(Exercise task) Repeat the data word for word. Do not include the pictures.
* Start Information supplied *
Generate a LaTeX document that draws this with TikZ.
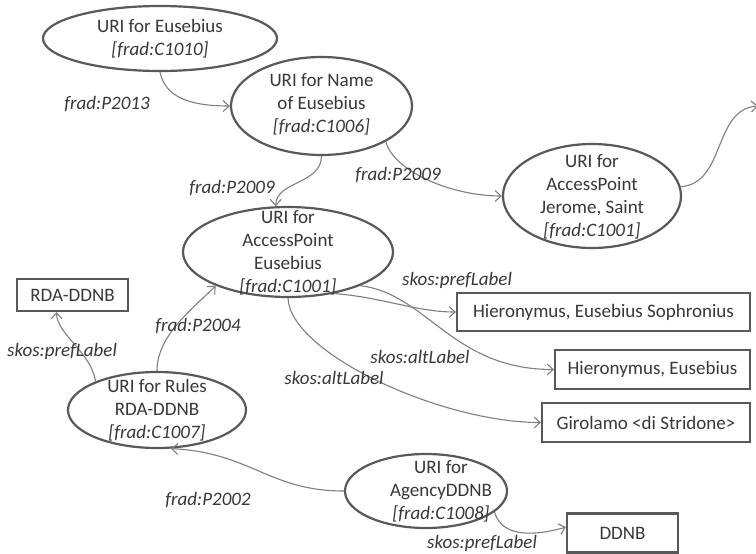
\documentclass[tikz,border=0pt]{standalone}
\usepackage{fontspec}
\setmainfont{Carlito}
\usetikzlibrary{shapes.geometric,arrows.meta}
\definecolor{txtc}{HTML}{383838}
\definecolor{brdc}{HTML}{595959}
\definecolor{conc}{HTML}{7F7F7F}
\begin{document}
\begin{tikzpicture}[x=1pt,y=-1pt,
  ell/.style={draw=brdc, line width=2.2pt, ellipse, inner sep=0pt},
  box/.style={draw=brdc, line width=2.2pt, rectangle, inner sep=0pt, text=txtc, font=\fontsize{19}{23}\selectfont},
  lbl/.style={text=txtc, font=\fontsize{19}{23}\selectfont, align=center, inner sep=0pt},
  rel/.style={text=txtc, font=\fontsize{19}{23}\selectfont\itshape, inner sep=0pt},
  link/.style={draw=conc, line width=1.1pt, -{Straight Barb[length=6pt,width=11pt]}}]
\fill[white] (0,0) rectangle (756,554);
\useasboundingbox (0,0) rectangle (756,554);

% ellipses
\node[ell, minimum width=234pt, minimum height=65pt] (e1) at (160,38.5) {};
\node[lbl] (t1) at (160,39) {URI for Eusebius\\\textit{[frad:C1010]}};
\node[ell, minimum width=181pt, minimum height=98pt] (e2) at (321.5,106) {};
\node[lbl] (t2) at (321.5,104) {URI for Name\\of Eusebius\\\textit{[frad:C1006]}};
\node[ell, minimum width=178pt, minimum height=104pt] (e3) at (592,196) {};
\node[lbl] (t3) at (592,197) {URI for\\AccessPoint\\Jerome, Saint\\\textit{[frad:C1001]}};
\node[ell, minimum width=210pt, minimum height=90pt] (e4) at (288,252) {};
\node[lbl] (t4) at (288,253) {URI for\\AccessPoint\\Eusebius\\\textit{[frad:C1001]}};
\node[ell, minimum width=178pt, minimum height=76pt] (e5) at (157,410) {};
\node[lbl] (t5) at (157,410) {URI for Rules\\RDA-DDNB\\\textit{[frad:C1007]}};
\node[ell, minimum width=162pt, minimum height=74pt] (e6) at (426,491) {};
\node[lbl] (t6) at (441,491) {URI for\\AgencyDDNB\\\textit{[frad:C1008]}};

% boxes
\node[box, minimum width=111pt, minimum height=32pt] (r1) at (72.5,295) {RDA-DDNB};
\node[box, minimum width=293pt, minimum height=38pt] (h1) at (603.5,312) {Hieronymus, Eusebius Sophronius};
\node[box, minimum width=195pt, minimum height=39pt] (h2) at (652.5,369.5) {Hieronymus, Eusebius};
\node[box, minimum width=208pt, minimum height=39pt] (g1) at (646,422.5) {Girolamo <di Stridone>};
\node[box, minimum width=111pt, minimum height=39pt] (d1) at (622.5,533) {DDNB};
\coordinate (out) at (758,106);

% connectors
\draw[link] (e1.south) .. controls +(5,25) and +(-40,0) .. (e2.west);
\draw[link] (e2.south) .. controls +(0,28) and +(0,-25) .. (e4.105);
\draw[link] (e2.-29) .. controls +(8,30) and +(-50,0) .. (e3.west);
\draw[link] (e3.6) .. controls +(45,-3) and +(-45,3) .. (out);
\draw[link] (e4.-42) .. controls +(50,4) and +(-40,0) .. (h1.west);
\draw[link] (e4.-25) .. controls +(67,8) and +(-102,0) .. (h2.west);
\draw[link] (e4.south) .. controls +(2,55) and +(-100,0) .. (g1.west);
\draw[link] (e5.155) .. controls +(-5,-30) and +(0,22) .. (r1.-133);
\draw[link] (e5.north) .. controls +(0,-35) and +(-25,25) .. (e4.-155);
\draw[link] (e6.west) .. controls +(-75,0) and +(80,4) .. (e5.-70);
\draw[link] (e6.-17) .. controls +(8,30) and +(-20,6) .. (d1.174);

% labels
\node[rel] (l1) at (107,104) {frad:P2013};
\node[rel] (l2) at (232,188) {frad:P2009};
\node[rel] (l3) at (398,175) {frad:P2009};
\node[rel] (l4) at (457,280) {skos:prefLabel};
\node[rel] (l5) at (420,357) {skos:altLabel};
\node[rel] (l6) at (334,378) {skos:altLabel};
\node[rel] (l7) at (62,351) {skos:prefLabel};
\node[rel] (l8) at (198,326) {frad:P2004};
\node[rel] (l9) at (208,500) {frad:P2002};
\node[rel] (l10) at (482,543) {skos:prefLabel};
\end{tikzpicture}
\end{document}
* End Information supplied *
(Complete answer)
Generate a LaTeX document that draws this with TikZ.
\documentclass[tikz,border=0pt]{standalone}
\usepackage{fontspec}
\setmainfont{Carlito}
\usetikzlibrary{shapes.geometric,arrows.meta}
\definecolor{txtc}{HTML}{383838}
\definecolor{brdc}{HTML}{595959}
\definecolor{conc}{HTML}{7F7F7F}
\begin{document}
\begin{tikzpicture}[x=1pt,y=-1pt,
  ell/.style={draw=brdc, line width=2.2pt, ellipse, inner sep=0pt},
  box/.style={draw=brdc, line width=2.2pt, rectangle, inner sep=0pt, text=txtc, font=\fontsize{19}{23}\selectfont},
  lbl/.style={text=txtc, font=\fontsize{19}{23}\selectfont, align=center, inner sep=0pt},
  rel/.style={text=txtc, font=\fontsize{19}{23}\selectfont\itshape, inner sep=0pt},
  link/.style={draw=conc, line width=1.1pt, -{Straight Barb[length=6pt,width=11pt]}}]
\fill[white] (0,0) rectangle (756,554);
\useasboundingbox (0,0) rectangle (756,554);

% ellipses
\node[ell, minimum width=234pt, minimum height=65pt] (e1) at (160,38.5) {};
\node[lbl] (t1) at (160,39) {URI for Eusebius\\\textit{[frad:C1010]}};
\node[ell, minimum width=181pt, minimum height=98pt] (e2) at (321.5,106) {};
\node[lbl] (t2) at (321.5,104) {URI for Name\\of Eusebius\\\textit{[frad:C1006]}};
\node[ell, minimum width=178pt, minimum height=104pt] (e3) at (592,196) {};
\node[lbl] (t3) at (592,197) {URI for\\AccessPoint\\Jerome, Saint\\\textit{[frad:C1001]}};
\node[ell, minimum width=210pt, minimum height=90pt] (e4) at (288,252) {};
\node[lbl] (t4) at (288,253) {URI for\\AccessPoint\\Eusebius\\\textit{[frad:C1001]}};
\node[ell, minimum width=178pt, minimum height=76pt] (e5) at (157,410) {};
\node[lbl] (t5) at (157,410) {URI for Rules\\RDA-DDNB\\\textit{[frad:C1007]}};
\node[ell, minimum width=162pt, minimum height=74pt] (e6) at (426,491) {};
\node[lbl] (t6) at (441,491) {URI for\\AgencyDDNB\\\textit{[frad:C1008]}};

% boxes
\node[box, minimum width=111pt, minimum height=32pt] (r1) at (72.5,295) {RDA-DDNB};
\node[box, minimum width=293pt, minimum height=38pt] (h1) at (603.5,312) {Hieronymus, Eusebius Sophronius};
\node[box, minimum width=195pt, minimum height=39pt] (h2) at (652.5,369.5) {Hieronymus, Eusebius};
\node[box, minimum width=208pt, minimum height=39pt] (g1) at (646,422.5) {Girolamo <di Stridone>};
\node[box, minimum width=111pt, minimum height=39pt] (d1) at (622.5,533) {DDNB};
\coordinate (out) at (758,106);

% connectors
\draw[link] (e1.south) .. controls +(5,25) and +(-40,0) .. (e2.west);
\draw[link] (e2.south) .. controls +(0,28) and +(0,-25) .. (e4.105);
\draw[link] (e2.-29) .. controls +(8,30) and +(-50,0) .. (e3.west);
\draw[link] (e3.6) .. controls +(45,-3) and +(-45,3) .. (out);
\draw[link] (e4.-42) .. controls +(50,4) and +(-40,0) .. (h1.west);
\draw[link] (e4.-25) .. controls +(67,8) and +(-102,0) .. (h2.west);
\draw[link] (e4.south) .. controls +(2,55) and +(-100,0) .. (g1.west);
\draw[link] (e5.155) .. controls +(-5,-30) and +(0,22) .. (r1.-133);
\draw[link] (e5.north) .. controls +(0,-35) and +(-25,25) .. (e4.-155);
\draw[link] (e6.west) .. controls +(-75,0) and +(80,4) .. (e5.-70);
\draw[link] (e6.-17) .. controls +(8,30) and +(-20,6) .. (d1.174);

% labels
\node[rel] (l1) at (107,104) {frad:P2013};
\node[rel] (l2) at (232,188) {frad:P2009};
\node[rel] (l3) at (398,175) {frad:P2009};
\node[rel] (l4) at (457,280) {skos:prefLabel};
\node[rel] (l5) at (420,357) {skos:altLabel};
\node[rel] (l6) at (334,378) {skos:altLabel};
\node[rel] (l7) at (62,351) {skos:prefLabel};
\node[rel] (l8) at (198,326) {frad:P2004};
\node[rel] (l9) at (208,500) {frad:P2002};
\node[rel] (l10) at (482,543) {skos:prefLabel};
\end{tikzpicture}
\end{document}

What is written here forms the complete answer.